Space weather physicist Tamitha Skov noted that while this storm was historically strong, it possessed a “soft” particle spectrum. This means the particles lacked the extreme energy required to trigger a “ground-level event,” which would allow them to be detected at Earth’s surface.
The Impact on Satellites and High-Altitude Travel
Although the surface is protected, modern technology in orbit and high-altitude flight paths faced immediate challenges.
1) Satellite Vulnerability: Energetic protons can strike onboard electronics, causing data dropouts, disrupting sensors, and overwhelming sensitive instruments.
2) Aviation Concerns: Airline crews and passengers on polar flight routes face higher radiation exposure during these events because the magnetic shielding is thinner at the poles.
3) Astronaut Health: Those stationed in space face increased risks from high-energy particle bombardment, requiring careful monitoring by space agencies.
Solar Radiation vs.

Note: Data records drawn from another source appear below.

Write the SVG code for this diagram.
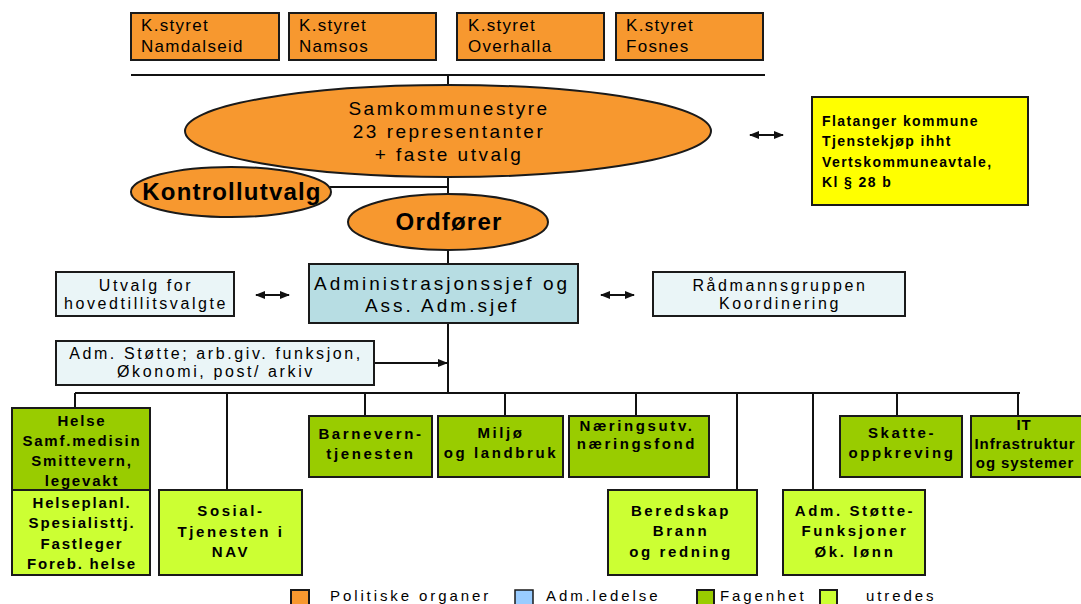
<svg xmlns="http://www.w3.org/2000/svg" width="1081" height="604" viewBox="0 0 1081 604">
<defs>
<style>
.t{font-family:"Liberation Sans",Arial,sans-serif;fill:#000;}
.box{stroke:#1a1a1a;stroke-width:2;}
.pol{fill:#F7982F;}
.adm{fill:#B7DDE3;}
.lt{fill:#EAF5F7;}
.fag{fill:#99CC00;}
.utr{fill:#CCFF33;}
.yel{fill:#FFFF00;}
.ln{stroke:#111;stroke-width:2;fill:none;}
.k{font-size:17px;letter-spacing:1.3px;}
.e{font-size:19px;letter-spacing:2.5px;text-anchor:middle;}
.a{font-size:19px;letter-spacing:3px;text-anchor:middle;}
.eb{font-size:24px;font-weight:bold;letter-spacing:1.2px;text-anchor:middle;}
.s{font-size:16px;letter-spacing:2.6px;text-anchor:middle;}
.g{font-size:15px;font-weight:bold;letter-spacing:2.6px;text-anchor:middle;}
.h{letter-spacing:1.8px;}
.i{letter-spacing:0.9px;}
.y{font-size:14px;font-weight:bold;letter-spacing:1.4px;}
.lg{font-size:15px;letter-spacing:2.9px;}
</style>
<marker id="ah" viewBox="0 0 10 10" refX="9" refY="5" markerWidth="5" markerHeight="5" orient="auto-start-reverse">
<path d="M0,1 L10,5 L0,9 z" fill="#111"/>
</marker>
</defs>
<rect width="1081" height="604" fill="#fff"/>

<g id="connectors">
<line class="ln" x1="131" y1="75" x2="765" y2="75"/>
<line class="ln" x1="448" y1="75" x2="448" y2="264"/>
<line class="ln" x1="330" y1="187" x2="448" y2="187"/>
<line class="ln" x1="448" y1="323" x2="448" y2="393"/>
<line class="ln" x1="374" y1="363" x2="447" y2="363" marker-end="url(#ah)"/>
<line class="ln" x1="75" y1="393" x2="1020" y2="393"/>
<line class="ln" x1="75" y1="393" x2="75" y2="408"/>
<line class="ln" x1="227" y1="393" x2="227" y2="490"/>
<line class="ln" x1="365" y1="393" x2="365" y2="416"/>
<line class="ln" x1="505" y1="393" x2="505" y2="416"/>
<line class="ln" x1="636" y1="393" x2="636" y2="416"/>
<line class="ln" x1="737" y1="393" x2="737" y2="490"/>
<line class="ln" x1="813" y1="393" x2="813" y2="490"/>
<line class="ln" x1="897" y1="393" x2="897" y2="416"/>
<line class="ln" x1="1018" y1="393" x2="1018" y2="416"/>
<line class="ln" x1="750" y1="135" x2="783" y2="135" marker-start="url(#ah)" marker-end="url(#ah)"/>
<line class="ln" x1="256" y1="295" x2="289" y2="295" marker-start="url(#ah)" marker-end="url(#ah)"/>
<line class="ln" x1="601" y1="295" x2="634" y2="295" marker-start="url(#ah)" marker-end="url(#ah)"/>
</g>

<g id="ks-namdalseid"><rect class="box pol" x="131" y="13" width="148" height="47"/>
<text class="t k" x="141" y="31">K.styret</text><text class="t k" x="141" y="52">Namdalseid</text></g>
<g id="ks-namsos"><rect class="box pol" x="289" y="13" width="147" height="47"/>
<text class="t k" x="299" y="31">K.styret</text><text class="t k" x="299" y="52">Namsos</text></g>
<g id="ks-overhalla"><rect class="box pol" x="457" y="13" width="147" height="47"/>
<text class="t k" x="468" y="31">K.styret</text><text class="t k" x="468" y="52">Overhalla</text></g>
<g id="ks-fosnes"><rect class="box pol" x="616" y="13" width="147" height="47"/>
<text class="t k" x="626" y="31">K.styret</text><text class="t k" x="626" y="52">Fosnes</text></g>

<g id="samkommunestyre"><ellipse class="box pol" cx="448" cy="131" rx="263" ry="46"/>
<text class="t e" x="449" y="115">Samkommunestyre</text>
<text class="t e" x="449" y="138">23 representanter</text>
<text class="t e" x="449" y="161">+ faste utvalg</text></g>

<g id="kontrollutvalg"><ellipse class="box pol" cx="231" cy="192" rx="100" ry="25"/>
<text class="t eb" x="232" y="200">Kontrollutvalg</text></g>

<g id="ordforer"><ellipse class="box pol" cx="448" cy="222" rx="100" ry="28"/>
<text class="t eb" x="449" y="230">Ordfører</text></g>

<g id="flatanger"><rect class="box yel" x="812" y="97" width="216" height="108"/>
<text class="t y" x="822" y="126">Flatanger kommune</text>
<text class="t y" x="822" y="146">Tjenstekjøp ihht</text>
<text class="t y" x="822" y="167">Vertskommuneavtale,</text>
<text class="t y" x="822" y="187">Kl § 28 b</text></g>

<g id="admsjef"><rect class="box adm" x="309" y="264" width="269" height="59"/>
<text class="t a" x="442" y="290">Administrasjonssjef og</text>
<text class="t a" x="442" y="312">Ass. Adm.sjef</text></g>

<g id="utvalg-htv"><rect class="box lt" x="56" y="272" width="178" height="44"/>
<text class="t s" x="146" y="291">Utvalg for</text>
<text class="t s" x="146" y="309">hovedtillitsvalgte</text></g>

<g id="radmannsgruppen"><rect class="box lt" x="653" y="272" width="252" height="44"/>
<text class="t s" x="780" y="291">Rådmannsgruppen</text>
<text class="t s" x="780" y="309">Koordinering</text></g>

<g id="adm-stotte"><rect class="box lt" x="56" y="341" width="318" height="44"/>
<text class="t s" x="216" y="359">Adm. Støtte; arb.giv. funksjon,</text>
<text class="t s" x="216" y="377">Økonomi, post/ arkiv</text></g>

<g id="helse"><rect class="box fag" x="12" y="408" width="138" height="82"/>
<text class="t g h" x="82" y="426">Helse</text>
<text class="t g h" x="82" y="446">Samf.medisin</text>
<text class="t g h" x="82" y="466">Smittevern,</text>
<text class="t g h" x="82" y="486">legevakt</text></g>

<g id="helseplan"><rect class="box utr" x="12" y="490" width="138" height="85"/>
<text class="t g h" x="82" y="508">Helseplanl.</text>
<text class="t g h" x="82" y="528">Spesialisttj.</text>
<text class="t g h" x="82" y="549">Fastleger</text>
<text class="t g h" x="82" y="569">Foreb. helse</text></g>

<g id="sosial"><rect class="box utr" x="159" y="490" width="143" height="85"/>
<text class="t g" x="231" y="516">Sosial-</text>
<text class="t g" x="231" y="537">Tjenesten i</text>
<text class="t g" x="231" y="557">NAV</text></g>

<g id="barnevern"><rect class="box fag" x="309" y="416" width="123" height="61"/>
<text class="t g" x="371" y="439">Barnevern-</text>
<text class="t g" x="371" y="459">tjenesten</text></g>

<g id="miljo"><rect class="box fag" x="438" y="416" width="125" height="61"/>
<text class="t g" x="501" y="438">Miljø</text>
<text class="t g" x="501" y="458">og landbruk</text></g>

<g id="naering"><rect class="box fag" x="569" y="416" width="140" height="61"/>
<text class="t g" x="637" y="431">Næringsutv.</text>
<text class="t g" x="637" y="449">næringsfond</text></g>

<g id="beredskap"><rect class="box utr" x="608" y="490" width="149" height="85"/>
<text class="t g" x="681" y="516">Beredskap</text>
<text class="t g" x="681" y="536">Brann</text>
<text class="t g" x="681" y="557">og redning</text></g>

<g id="adm-stotte-funk"><rect class="box utr" x="783" y="490" width="142" height="85"/>
<text class="t g" x="855" y="516">Adm. Støtte-</text>
<text class="t g" x="855" y="536">Funksjoner</text>
<text class="t g" x="855" y="557">Øk. lønn</text></g>

<g id="skatt"><rect class="box fag" x="840" y="416" width="122" height="61"/>
<text class="t g" x="902" y="438">Skatte-</text>
<text class="t g" x="902" y="458">oppkreving</text></g>

<g id="it"><rect class="box fag" x="971" y="416" width="140" height="61"/>
<text class="t g i" x="1024" y="430">IT</text>
<text class="t g i" x="1025" y="449">Infrastruktur</text>
<text class="t g i" x="1025" y="468">og systemer</text></g>

<g id="legend">
<rect class="box pol" x="291" y="590" width="18" height="18" stroke-width="1.5"/>
<text class="t lg" x="330" y="601">Politiske organer</text>
<rect x="515" y="590" width="18" height="18" fill="#99CCFF" stroke="#1a1a1a" stroke-width="1.5"/>
<text class="t lg" x="546" y="601">Adm.ledelse</text>
<rect class="box fag" x="697" y="590" width="17" height="18" stroke-width="1.5"/>
<text class="t lg" x="720" y="601">Fagenhet</text>
<rect class="box utr" x="820" y="590" width="17" height="18" stroke-width="1.5"/>
<text class="t lg" x="866" y="601">utredes</text>
</g>
</svg>
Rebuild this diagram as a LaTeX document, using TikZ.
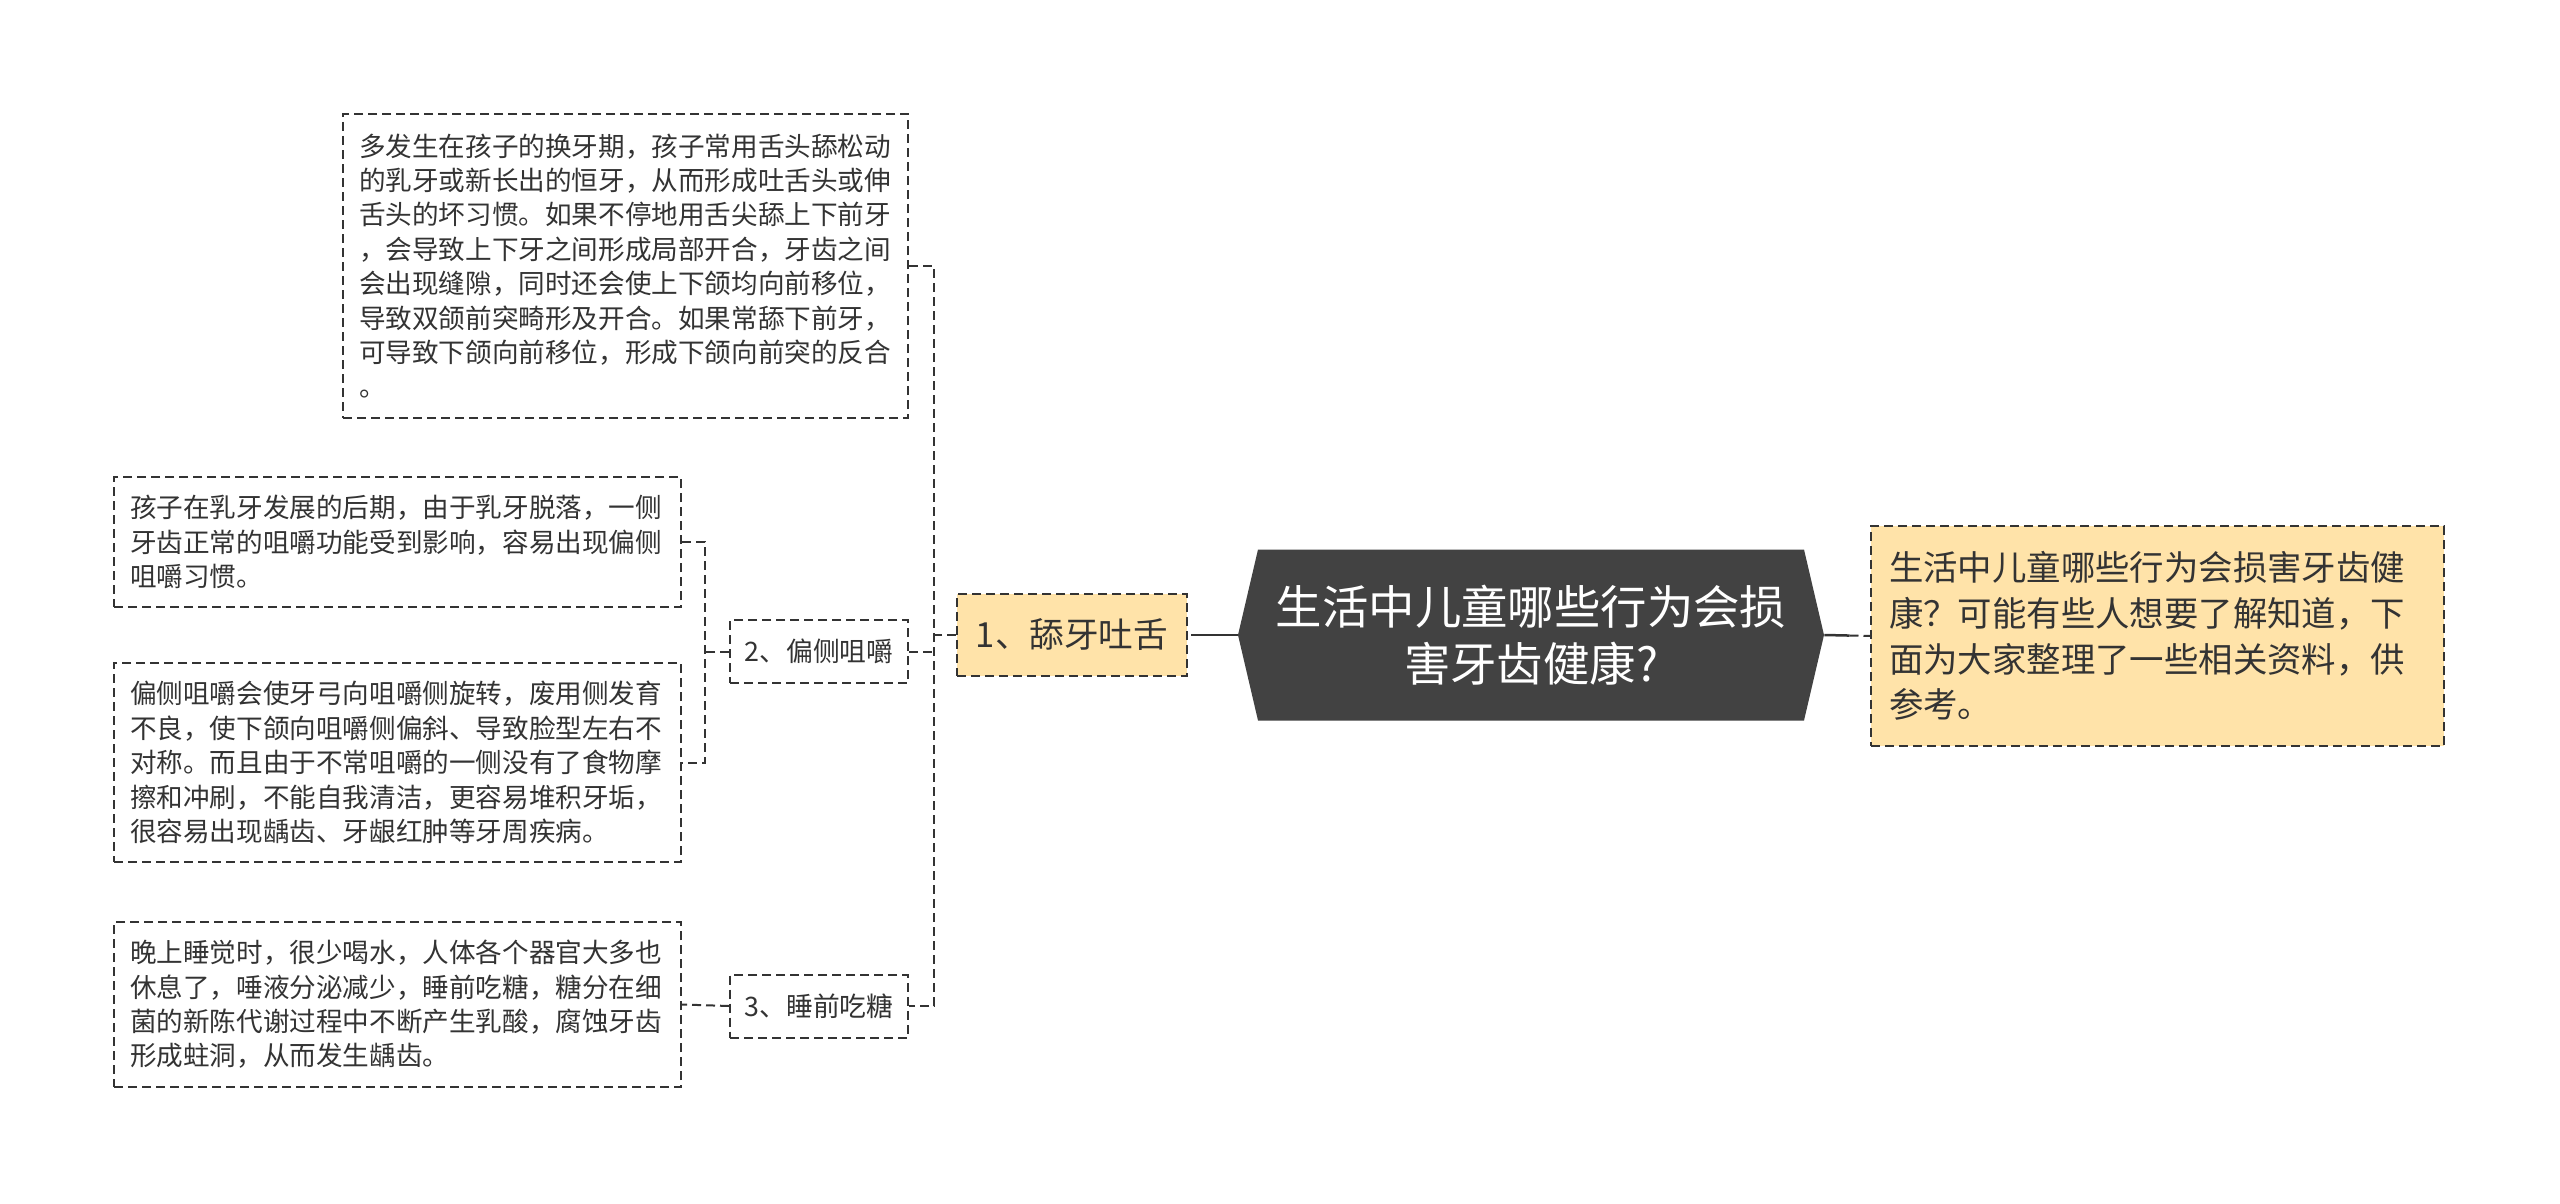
\documentclass[tikz,border=0pt]{standalone}
\usepackage{fontspec}
\setmainfont{Noto Sans CJK SC}
\usetikzlibrary{positioning, calc}
\definecolor{inkgray}{HTML}{333333}
\definecolor{rootgray}{HTML}{424242}
\definecolor{topicfill}{HTML}{FFE3A9}
\tikzset{
  rootbox/.style={minimum width=293pt, minimum height=85.5pt, inner sep=0pt, align=center,
    text=white, font=\fontsize{23.2pt}{28.6pt}\selectfont,
    path picture={\fill[rootgray] ([xshift=10pt]path picture bounding box.north west)
      -- ([xshift=-10pt]path picture bounding box.north east) -- (path picture bounding box.east)
      -- ([xshift=-10pt]path picture bounding box.south east)
      -- ([xshift=10pt]path picture bounding box.south west) -- (path picture bounding box.west) -- cycle;}},
  topic/.style={draw=inkgray, line width=1pt, dash pattern=on 4.5pt off 2.5pt, fill=topicfill,
    text=inkgray, inner sep=0pt},
  sub/.style={draw=inkgray, line width=1pt, dash pattern=on 4.5pt off 2.5pt, text=inkgray,
    inner sep=0pt, minimum width=89pt, minimum height=31.5pt, font=\fontsize{13.4pt}{17.2pt}\selectfont},
  note/.style={draw=inkgray, line width=1pt, dash pattern=on 4.5pt off 2.5pt, text=inkgray,
    inner xsep=8pt, inner ysep=0pt, align=left, text width=267.5pt,
    font=\fontsize{13.3pt}{17.2pt}\selectfont},
  trunk/.style={draw=inkgray, line width=1.25pt},
  branch/.style={draw=inkgray, line width=1pt, dash pattern=on 4.5pt off 2.5pt}
}
\begin{document}
\begin{tikzpicture}[x=0.5pt, y=-0.5pt]
    \fill[white] (0,0) rectangle (2560,1204);
    \node[rootbox] (root) at (1531,635) {生活中儿童哪些行为会损\\害牙齿健康?};
    \node[topic, minimum width=115pt, minimum height=41pt, font=\fontsize{17.3pt}{21pt}\selectfont] (lick) at (1072,635) {1、舔牙吐舌};
    \node[topic, align=left, text width=268.5pt, inner xsep=9pt, minimum height=110pt,
      font=\fontsize{17.2pt}{22.9pt}\selectfont] (intro) at (2157.5,636) {生活中儿童哪些行为会损害牙齿健\\康？可能有些人想要了解知道，下\\面为大家整理了一些相关资料，供\\参考。};
    \node[note, text width=266.5pt, minimum height=152pt] (lickdesc) at (625.5,266) {多发生在孩子的换牙期，孩子常用舌头舔松动\\的乳牙或新长出的恒牙，从而形成吐舌头或伸\\舌头的坏习惯。如果不停地用舌尖舔上下前牙\\，会导致上下牙之间形成局部开合，牙齿之间\\会出现缝隙，同时还会使上下颌均向前移位，\\导致双颌前突畸形及开合。如果常舔下前牙，\\可导致下颌向前移位，形成下颌向前突的反合\\。};
    \node[sub] (chew) at (819,651.5) {2、偏侧咀嚼};
    \node[sub] (candy) at (819,1006) {3、睡前吃糖};
    \node[note, minimum height=65pt] (chewdesc1) at (397.5,542) {孩子在乳牙发展的后期，由于乳牙脱落，一侧\\牙齿正常的咀嚼功能受到影响，容易出现偏侧\\咀嚼习惯。};
    \node[note, minimum height=99.5pt] (chewdesc2) at (397.5,762.5) {偏侧咀嚼会使牙弓向咀嚼侧旋转，废用侧发育\\不良，使下颌向咀嚼侧偏斜、导致脸型左右不\\对称。而且由于不常咀嚼的一侧没有了食物摩\\擦和冲刷，不能自我清洁，更容易堆积牙垢，\\很容易出现龋齿、牙龈红肿等牙周疾病。};
    \node[note, minimum height=82.5pt] (candydesc) at (397.5,1004.5) {晚上睡觉时，很少喝水，人体各个器官大多也\\休息了，唾液分泌减少，睡前吃糖，糖分在细\\菌的新陈代谢过程中不断产生乳酸，腐蚀牙齿\\形成蛀洞，从而发生龋齿。};
    \coordinate (lickjoint) at (934,635);
    \coordinate (chewjoint) at (705,651.5);
    \coordinate (leftsplit) at ($(lick.east)!0.25!(root.west)$);
    \coordinate (rightsplit) at ($(root.east)!0.55!(intro.west)$);
    \draw[trunk] (root.west) -- (leftsplit);
    \draw[branch] (leftsplit) -- (lick.east);
    \draw[trunk] (root.east) -- (rightsplit);
    \draw[branch] (rightsplit) -- (intro.west);
    \draw[branch] (lick.west) -- (lickjoint);
    \draw[branch] (lickdesc.east) -| (lickjoint) |- (candy.east);
    \draw[branch] (chew.east) -- (chew.east -| lickjoint);
    \draw[branch] (chew.west) -- (chewjoint);
    \draw[branch] (chewdesc1.east) -| (chewjoint) |- (chewdesc2.east);
    \draw[branch] (candy.west) -- (candydesc.east);
  \end{tikzpicture}
\end{document}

Geomagnetic Storms: The Difference
It is easy to confuse these two phenomena, but they are distinct events with different drivers:
| Feature | Solar Radiation Storm | Geomagnetic Storm |
| Primary Cause | Fast-moving solar protons | Disturbances in solar wind |
| Visible Effect | None (Invisible to the eye) | Vivid Auroras |
| Primary Risk | Satellites and polar aviation | Power grids and GPS navigation |
FAQ: Your Questions Answered
Is an S4 storm dangerous to the general public? No. Earth’s atmosphere acts as a shield, ensuring that radiation levels on the ground remain normal.
How does NOAA measure these storms? The NOAA Space Weather Prediction Center uses a scale from S1 (minor) to S5 (extreme) based on proton measurements from GOES satellites. The January 19th event reached the S4 (severe) level.
Can this storm knock out my internet or phone? While it can cause data dropouts for satellites, it is unlikely to affect ground-based internet or cellular service. However, geomagnetic storms (a different phenomenon) are more likely to affect power grids.
Why are polar flights affected? Earth’s magnetic field lines funnel charged particles toward the North and South Poles. Because the shielding is weaker there, high-altitude flights in those regions are more exposed to radiation.